As a writing rule, formal letters must include a return address (sender’s name and address or letterhead), date, an inside address (receiver’s name and address), a salutation, body paragraphs, and a closing. However, there are several ways to format and lay out this information. For example, return addresses can be centered or begin at the left margin or begin at the horizontal center of the page.
In this article, you’ll learn the various stipulated layouts for formal letters and how to use them.
Types of Formal Letter Layouts / Formats
There are six major business letter formats or layouts:
- Full Block Format
- Modified Block Format
- Open Format
- Standard Format
- Semi-block Format
- Modified Semi-block Format
In the nomenclature above, “Semi-” means that the first lines of paragraphs are indented; “Modified” means that the sender’s address, date, and closing are significantly indented.
While writing a formal letter, one must follow any of the set formats. Though there are slight differences in the way they are used in the UK and the US, there is no restriction in using one style over others. It is entirely up to you to decide which should be the best to bring the desired results for you. Let your sense of business judgment rule.
Full Block Format
Full block format is considered the most formal and popular of all the styles, and given the option, it is the one most people prefer to use. In fact, all letter examples on this website will be illustrated using the full block format (UK).
In full block format or style, every line is left justified. The date is placed two to six line spaces below the last line of the heading or letterhead (if a letterhead is used). Or two lines below the sender’s address. The inside address placement varies depending upon the length of the letter. A common spacing is two line spaces below the date line. The salutation is placed two lines below the attention line (if an attention line is provided). The first line of the body is placed two lines below an attention line or two to four lines below the inside address line. When using full block, paragraphs are single spaced, with a double space between paragraphs.
Full block style business letters have a formal look, however they can be used in any business situation. If you are looking for a single format that will work well in every situation, this is a good one to use.

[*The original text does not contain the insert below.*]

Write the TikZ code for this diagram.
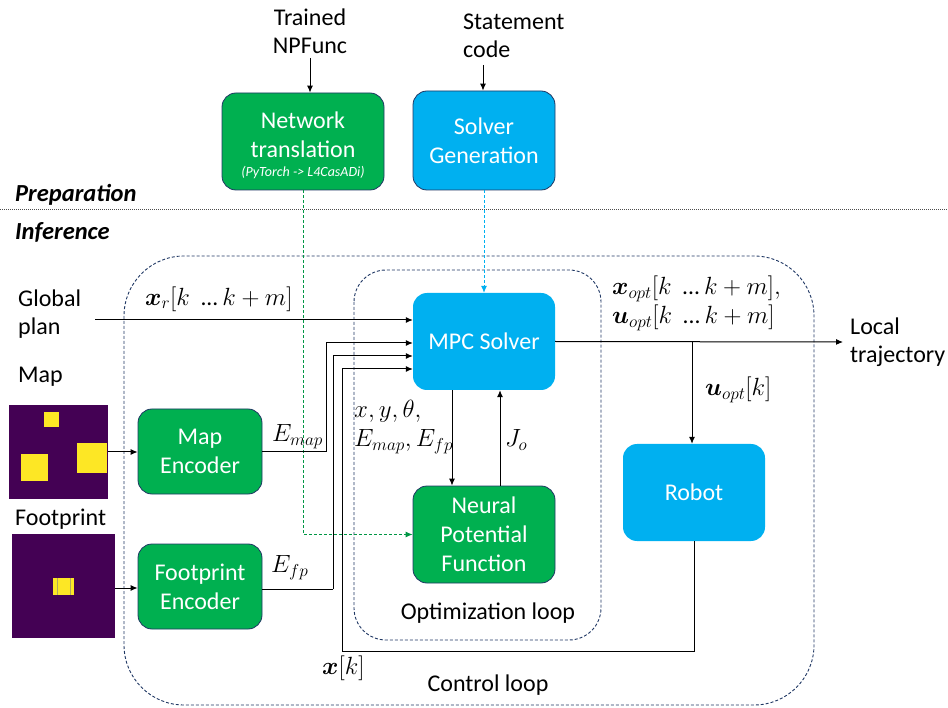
\documentclass[tikz,border=0pt]{standalone}
\usepackage{amsmath}
\usepackage{bm}
\usepackage{fontspec}
\setmainfont{Carlito}
\usetikzlibrary{arrows.meta}
\definecolor{boxgreen}{HTML}{00B050}
\definecolor{boxblue}{HTML}{00B0F0}
\definecolor{navy}{HTML}{203864}
\definecolor{vpurple}{HTML}{440154}
\definecolor{vyellow}{HTML}{FDE725}
\tikzset{
  blk/.style={rounded corners=14pt, text=white, align=center, inner sep=0pt,
    font=\fontsize{24}{29}\selectfont},
  gbox/.style={blk, fill=boxgreen, draw=navy, line width=0.8pt},
  bbox/.style={blk, fill=boxblue},
  bboxb/.style={blk, fill=boxblue, draw=navy, line width=0.8pt},
  lbl/.style={inner sep=0pt, font=\fontsize{24}{28}\selectfont, align=left},
  mlbl/.style={inner sep=0pt, font=\fontsize{23.5}{29}\selectfont, align=left},
  conn/.style={line width=1pt, black},
  arr/.style={conn, -{Latex[length=7pt,width=6pt]}},
  loop/.style={draw=navy, line width=0.9pt, dash pattern=on 3pt off 2pt},
}
\newcommand{\rng}{[k\ \ \text{...}\,k+m]}
\begin{document}
\begin{tikzpicture}[x=1pt,y=-1pt]
\useasboundingbox (0,0) rectangle (948,708);
\fill[white] (0,0) rectangle (948,708);

% loops
\draw[loop, rounded corners=60pt] (124,256) rectangle (814,705);
\draw[loop, rounded corners=32pt] (354,270) rectangle (601,640);

% separator
\draw[gray!60!black, line width=1pt, dash pattern=on 1pt off 1pt] (0,210) -- (948,210);
\node[inner sep=0pt, anchor=west, font=\fontsize{24.5}{26}\selectfont\bfseries\itshape] (prep) at (15,195) {Preparation};
\node[inner sep=0pt, anchor=west, font=\fontsize{24.5}{26}\selectfont\bfseries\itshape] (inf) at (15,232) {Inference};

% boxes
\node[gbox, minimum width=162pt, minimum height=97pt] (net) at (303,141.5) {};
\node[inner sep=0pt, text=white, align=center, font=\fontsize{24}{29}\selectfont] (nettxt) at (303,135) {Network\\translation};
\node[inner sep=0pt, text=white, font=\fontsize{14}{16}\selectfont\itshape] (netsub) at (303,173) {(PyTorch -> L4CasADi)};
\node[bboxb, minimum width=142pt, minimum height=99pt] (solgen) at (484,140.5) {Solver\\Generation};
\node[bbox, minimum width=142pt, minimum height=97pt] (mpc) at (484,341.5) {MPC Solver};
\node[gbox, minimum width=142pt, minimum height=97pt] (npf) at (484,534.5) {Neural\\Potential\\Function};
\node[bbox, minimum width=142pt, minimum height=97pt] (robot) at (694,492.5) {Robot};
\node[gbox, minimum width=124pt, minimum height=85pt] (mapenc) at (200,451.5) {Map\\Encoder};
\node[gbox, minimum width=124pt, minimum height=85pt] (fpenc) at (200,586.5) {Footprint\\Encoder};

% top inputs
\node[lbl, align=center] (trained) at (310,31) {Trained\\NPFunc};
\coordinate (tr0) at (310,58);
\draw[arr] (tr0) -- (tr0 |- net.north);
\node[lbl, anchor=west] (stmt) at (463,36) {Statement\\code};
\coordinate (st0) at (483,65);
\draw[arr] (st0) -- (st0 |- solgen.north);

% preparation to inference dashed
\draw[boxgreen!85!black, line width=0.9pt, dash pattern=on 3pt off 2pt, -{Latex[length=7pt,width=6pt]}] (net.south) |- (npf.west);
\draw[boxblue, line width=0.9pt, dash pattern=on 3pt off 2pt, -{Latex[length=7pt,width=6pt]}] (solgen.south) -- (mpc.north);

% images
\node[lbl, anchor=west] (maplbl) at (18,377) {Map};
\fill[vpurple] (9,405) rectangle (108,499);
\fill[vyellow] (44,412) rectangle (59,427);
\fill[vyellow] (21,454) rectangle (48,481);
\fill[vyellow] (77,443) rectangle (107,473);
\coordinate (mapimg) at (108,452);
\node[lbl, anchor=west] (fplbl) at (15,519) {Footprint};
\fill[vpurple] (12,534) rectangle (115,638);
\fill[vyellow] (53,578) rectangle (74,595);
\draw[gray!60!vyellow, line width=0.8pt] (57,578) -- (57,595) (70,578) -- (70,595);
\coordinate (fpimg) at (115,588);
\draw[arr] (mapimg) -- (mapimg -| mapenc.west);
\draw[arr] (fpimg) -- (fpimg -| fpenc.west);

% global plan
\node[lbl, anchor=west] (gplan) at (18,314) {Global\\plan};
\coordinate (gp) at (95,320);
\draw[arr] (gp) -- (gp -| mpc.west);
\node[mlbl, anchor=west] (xr) at (145,299) {$\bm{x}_r\rng$};

% encoders to mpc
\coordinate (em) at (326,343);
\draw[arr] (mapenc.east) -| (em) -- (em -| mpc.west);
\node[mlbl, anchor=west] (emaplbl) at (272,437) {$E_{map}$};
\coordinate (efa) at (333,589);
\coordinate (ef) at (333,356);
\draw[conn] (fpenc.east |- efa) -- (efa);
\draw[arr] (efa) -- (ef) -- (ef -| mpc.west);
\node[mlbl, anchor=west] (efplbl) at (271,568) {$E_{fp}$};

% feedback x[k]
\coordinate (fb) at (342,651);
\coordinate (fbin) at (342,369);
\draw[arr] (robot.south) |- (fb) -- (fbin) -- (fbin -| mpc.west);
\node[mlbl, anchor=west] (xk) at (322,668) {$\bm{x}[k]$};

% mpc <-> npf
\draw[arr] ([xshift=-32pt]mpc.south) -- ([xshift=-32pt]npf.north);
\draw[arr] ([xshift=16pt]npf.north) -- ([xshift=16pt]mpc.south);
\node[mlbl, anchor=west] (xyt) at (354,427) {$x,y,\theta,$\\$E_{map},E_{fp}$};
\node[mlbl, anchor=west] (jo) at (505,440) {$J_o$};

% outputs
\coordinate (lt) at (843,342);
\draw[arr] (mpc.east) -- (lt);
\node[lbl, anchor=west] (ltlbl) at (850,342) {Local\\trajectory};
\coordinate (jn) at (692,342);
\draw[arr] (jn) -- (jn |- robot.north);
\node[mlbl, anchor=west] (uk) at (705,390) {$\bm{u}_{opt}[k]$};
\node[mlbl, anchor=west] (xopt) at (612,303) {$\bm{x}_{opt}\rng,$\\$\bm{u}_{opt}\rng$};

% loop labels
\node[lbl] (optl) at (488,613) {Optimization loop};
\node[lbl] (ctrl) at (488,685) {Control loop};
\end{tikzpicture}
\end{document}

The UK full block format is similar to the US full block format, with these key differences for UK letters:
- The return address and date are right-aligned
- A comma, not a colon, follows the recipients’ name
- The subject (if included) is centered
Modified Block Format
The modified block style business letter is the second most popular layout. It has a clean, traditional look, with your personal or company’s return address, the date, the closing, and the signature line being started at the center point of the page.
All other elements including inside address, greeting, body, and enclosures notation are left justified, and paragraphs are followed by either double or triple spacing.

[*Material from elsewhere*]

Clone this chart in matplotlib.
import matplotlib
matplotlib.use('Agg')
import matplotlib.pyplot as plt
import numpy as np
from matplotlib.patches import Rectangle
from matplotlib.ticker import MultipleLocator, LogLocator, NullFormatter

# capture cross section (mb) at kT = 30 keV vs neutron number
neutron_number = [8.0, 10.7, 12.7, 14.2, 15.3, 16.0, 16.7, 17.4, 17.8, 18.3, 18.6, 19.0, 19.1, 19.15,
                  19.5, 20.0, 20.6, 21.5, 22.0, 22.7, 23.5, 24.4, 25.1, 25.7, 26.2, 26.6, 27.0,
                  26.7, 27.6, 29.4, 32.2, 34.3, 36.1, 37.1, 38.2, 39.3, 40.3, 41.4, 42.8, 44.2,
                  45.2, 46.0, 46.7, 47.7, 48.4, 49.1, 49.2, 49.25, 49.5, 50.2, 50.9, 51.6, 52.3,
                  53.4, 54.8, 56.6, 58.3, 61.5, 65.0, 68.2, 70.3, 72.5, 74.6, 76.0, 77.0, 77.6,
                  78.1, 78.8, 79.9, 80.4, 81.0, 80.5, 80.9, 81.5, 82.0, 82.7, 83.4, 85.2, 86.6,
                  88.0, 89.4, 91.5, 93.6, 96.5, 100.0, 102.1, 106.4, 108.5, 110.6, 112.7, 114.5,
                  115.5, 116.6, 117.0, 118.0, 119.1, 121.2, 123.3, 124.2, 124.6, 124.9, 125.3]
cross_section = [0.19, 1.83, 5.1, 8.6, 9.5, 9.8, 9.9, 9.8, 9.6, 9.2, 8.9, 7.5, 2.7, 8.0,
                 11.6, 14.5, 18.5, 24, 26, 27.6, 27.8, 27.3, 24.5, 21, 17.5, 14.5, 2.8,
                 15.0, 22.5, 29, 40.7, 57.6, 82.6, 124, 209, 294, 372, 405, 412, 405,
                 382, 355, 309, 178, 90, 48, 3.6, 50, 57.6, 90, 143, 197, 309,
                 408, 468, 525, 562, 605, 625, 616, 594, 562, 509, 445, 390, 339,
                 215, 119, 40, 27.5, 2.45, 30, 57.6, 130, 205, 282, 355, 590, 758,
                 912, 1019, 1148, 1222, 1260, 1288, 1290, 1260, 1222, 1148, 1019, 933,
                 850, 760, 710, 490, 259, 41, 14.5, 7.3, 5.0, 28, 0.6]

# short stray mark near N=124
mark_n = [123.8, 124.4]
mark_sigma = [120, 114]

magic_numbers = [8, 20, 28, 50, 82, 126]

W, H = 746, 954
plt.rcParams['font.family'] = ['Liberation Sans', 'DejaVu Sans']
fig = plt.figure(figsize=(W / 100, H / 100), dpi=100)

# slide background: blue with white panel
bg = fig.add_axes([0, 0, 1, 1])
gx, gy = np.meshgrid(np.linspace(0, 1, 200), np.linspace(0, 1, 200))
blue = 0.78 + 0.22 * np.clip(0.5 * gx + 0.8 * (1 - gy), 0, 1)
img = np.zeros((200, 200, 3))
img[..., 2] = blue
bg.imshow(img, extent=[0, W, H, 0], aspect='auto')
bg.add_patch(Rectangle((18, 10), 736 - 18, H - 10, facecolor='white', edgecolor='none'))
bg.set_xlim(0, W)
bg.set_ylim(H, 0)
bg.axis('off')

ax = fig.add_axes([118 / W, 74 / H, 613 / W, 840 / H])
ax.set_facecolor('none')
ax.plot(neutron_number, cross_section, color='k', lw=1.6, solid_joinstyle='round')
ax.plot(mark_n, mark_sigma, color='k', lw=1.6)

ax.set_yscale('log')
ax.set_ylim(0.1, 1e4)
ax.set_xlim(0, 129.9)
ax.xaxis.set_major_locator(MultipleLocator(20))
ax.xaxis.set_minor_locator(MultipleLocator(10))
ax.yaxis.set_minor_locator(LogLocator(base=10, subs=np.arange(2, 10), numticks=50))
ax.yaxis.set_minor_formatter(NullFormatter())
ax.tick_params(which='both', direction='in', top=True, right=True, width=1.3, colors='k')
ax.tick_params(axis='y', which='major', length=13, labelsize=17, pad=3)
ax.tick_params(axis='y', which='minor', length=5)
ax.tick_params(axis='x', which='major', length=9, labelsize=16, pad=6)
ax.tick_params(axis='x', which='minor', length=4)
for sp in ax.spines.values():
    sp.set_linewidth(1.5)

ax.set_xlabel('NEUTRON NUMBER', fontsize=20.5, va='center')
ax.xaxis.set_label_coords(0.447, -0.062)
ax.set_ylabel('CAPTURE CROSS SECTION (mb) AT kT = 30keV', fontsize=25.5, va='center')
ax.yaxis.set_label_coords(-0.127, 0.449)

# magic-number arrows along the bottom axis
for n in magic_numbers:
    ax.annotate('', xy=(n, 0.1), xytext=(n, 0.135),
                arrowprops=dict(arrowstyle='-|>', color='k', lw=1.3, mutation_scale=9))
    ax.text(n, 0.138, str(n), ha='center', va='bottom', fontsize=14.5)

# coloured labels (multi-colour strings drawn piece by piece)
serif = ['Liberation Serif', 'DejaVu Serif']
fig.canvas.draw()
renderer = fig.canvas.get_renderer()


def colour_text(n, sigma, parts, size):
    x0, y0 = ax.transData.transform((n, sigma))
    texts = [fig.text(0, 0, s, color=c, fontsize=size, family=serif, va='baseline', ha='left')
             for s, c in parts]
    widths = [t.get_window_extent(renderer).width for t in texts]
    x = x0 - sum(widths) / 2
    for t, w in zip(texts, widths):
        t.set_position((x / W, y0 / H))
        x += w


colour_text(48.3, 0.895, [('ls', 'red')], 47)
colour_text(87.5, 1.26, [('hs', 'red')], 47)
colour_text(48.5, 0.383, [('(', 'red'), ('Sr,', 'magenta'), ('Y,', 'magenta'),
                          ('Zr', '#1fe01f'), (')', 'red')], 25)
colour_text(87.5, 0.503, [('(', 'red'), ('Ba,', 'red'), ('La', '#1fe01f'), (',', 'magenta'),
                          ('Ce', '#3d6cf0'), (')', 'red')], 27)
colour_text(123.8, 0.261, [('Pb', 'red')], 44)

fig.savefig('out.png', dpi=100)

Like the margins on a full block style business letter, the margins of the modified block style business letter layout are set to 1 to 1 ¼ inches.
Modified block style business letters are less formal than full block style letters. If you are corresponding with someone you already have a good working relationship with, the modified block style letter is a good one to use.
The open format business letter looks almost exactly like the block format business letter. There are two basic differences between the two layouts:
- There is no punctuation after the greeting or salutation
- There is no punctuation after the closing
The open format business letter has a clean, formal look just as the block format letter does. It is suitable for all business communications.
The standard formal letter has the same look as the full block style formal letter, meaning that all lines are flushed with the left margin. All margins should be set at 1 ½ inches.
The greeting or salutation in a standard format business letter is always followed by a colon.
An optional subject line follows the salutation or greeting. This is written in all caps, and should read “SUBJECT” or “RE:” (an abbreviation for ‘reference’). This should be followed by a brief description of the letter’s subject, an account number, or other applicable information. The subject line is often underlined.
A standard format business letter has some additional, optional elements added to the closing and signature area. The letter’s closing is followed by a comma.
If a third person, such as an assistant or secretary, typed the letter, a blank line should follow the sender’s information located below the signature. The typist’s initials should follow the sender’s initials on a line located just below the blank line, with the sender’s initials in uppercase and the typists in lowercase. For example: “KS:pj” or “MJ:ak”
On the next line, you should indicate whether a copy of the letter is being sent to anyone else with the notation “cc:” in lowercase letters. For example: “cc: John King”
On the line below that, you should indicate the presence of enclosures, if appropriate. Note that the abbreviation “Encl:” beginning with a capital ‘E’ is used with standard business letter format. For example: “Encl: copy of invoice”.
Standard format business letters are quite formal. Because they include an optional subject line, they are ideal for situations in which you need to create a formal response or communicate about an account number or case number.
In the semi-block format business letter, all text is aligned to the left margin. The Semi-block format is similar to the Modified block format, except that the first line of each paragraph is indented. As in other business letter templates, each paragraph is separated by double or triple spacing.
The semi-block format business letter is a little less formal than the block format letter and slightly more formal than the modified block format letter. It works well in almost all situations and is a good choice if you find yourself on the fence about which format to use.
Modified Semi-Block Format
In a modified semi-block format letter, all text is left aligned, paragraphs are indented, and the writer’s address, date, and closing are usually indented in same position.
The modified semi-block business letter is the least formal-looking of all business letters and is best used when you know the recipient very well.